Phd Student
Max-Planck-Institut Fuer Gravitationsphysik
Numerical simulation of binary black hole spacetimes and a novel approach to boundary conditions.I worked extensively on super-computer simulations of relativistic space-times, and on a framework for numerical simulation called the Einstein Toolkit. Gravitational Wave (GW) detectors need numerical GW templates for signal recognition by detector pipelines, and binary black hole in-spirals are the strongest source for GW signals. My research focused on improving simulations, and on the generation of numerical GWs both for detector templates and for astrophysical predictions. I developed and tested massively parallel numerical simulations that evolve highly non-linear partial differential equations (the Einstein Equations) for close binary black holes as part of a large-scale collaborative “toolkit” written in C++/Fortran/Python.

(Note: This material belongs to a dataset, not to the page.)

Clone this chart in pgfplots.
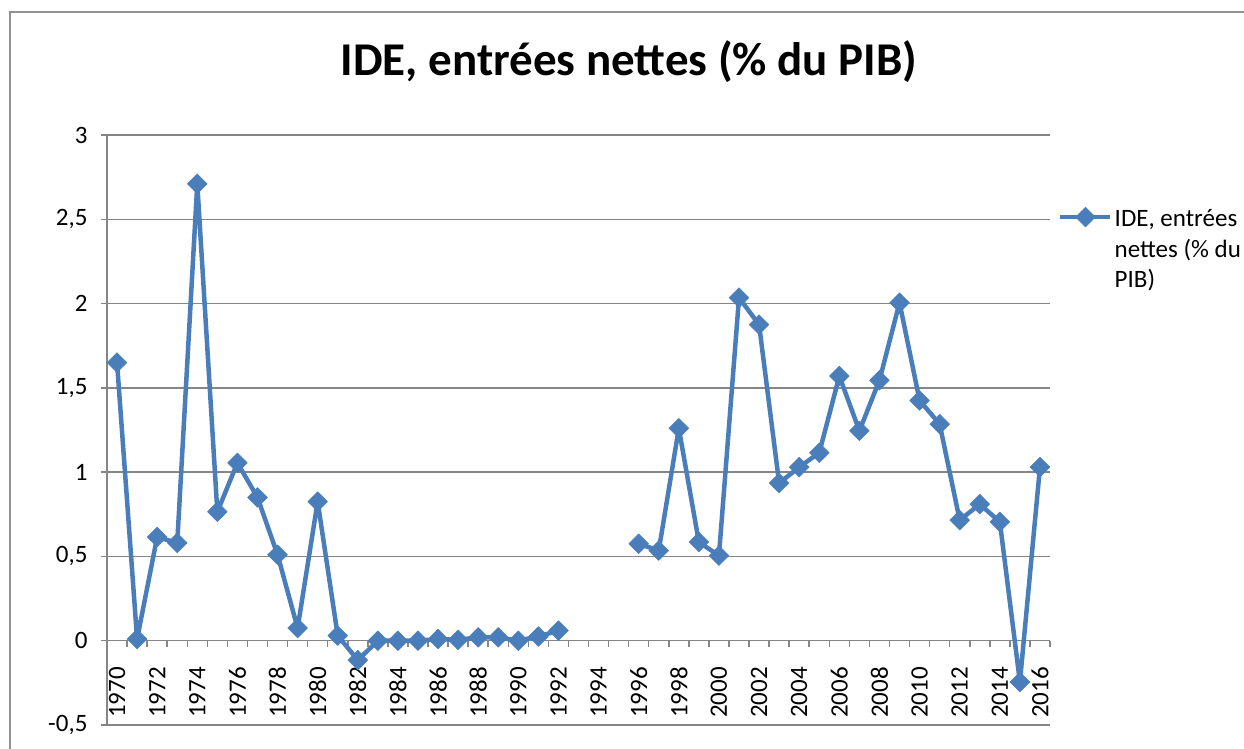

I helped develop multiple ”thorns” for Cactus and the Einstein toolkit, including: the AEIHarmonic evolution code for evolving full 3D evolutions of the Einstein Equations; two well-posed, constraint preserving boundary conditions thorns for two different coordinate systems; Teukolsky Wave initial data thorn; multiple visualization thorns; many analysis thorns, including horizon mass estimation, and spin orientation analysis I contributed to the adaptive mesh refinement project, Carpet, HDF5 I/O for Amira, VisIt and OpenDX, memory allocation, parallelization with MPI and OpenMP, scalability, overall C++ optimization, and cross architecture compatibility. For analysis I use Python, R, Gnuplot, Octave, Matlab, Mathematica, or Maple. The scripting for simulation management and analysis I usually use Python, Ruby, bash, or Perl. For versioning we used svn, then darcs, then git.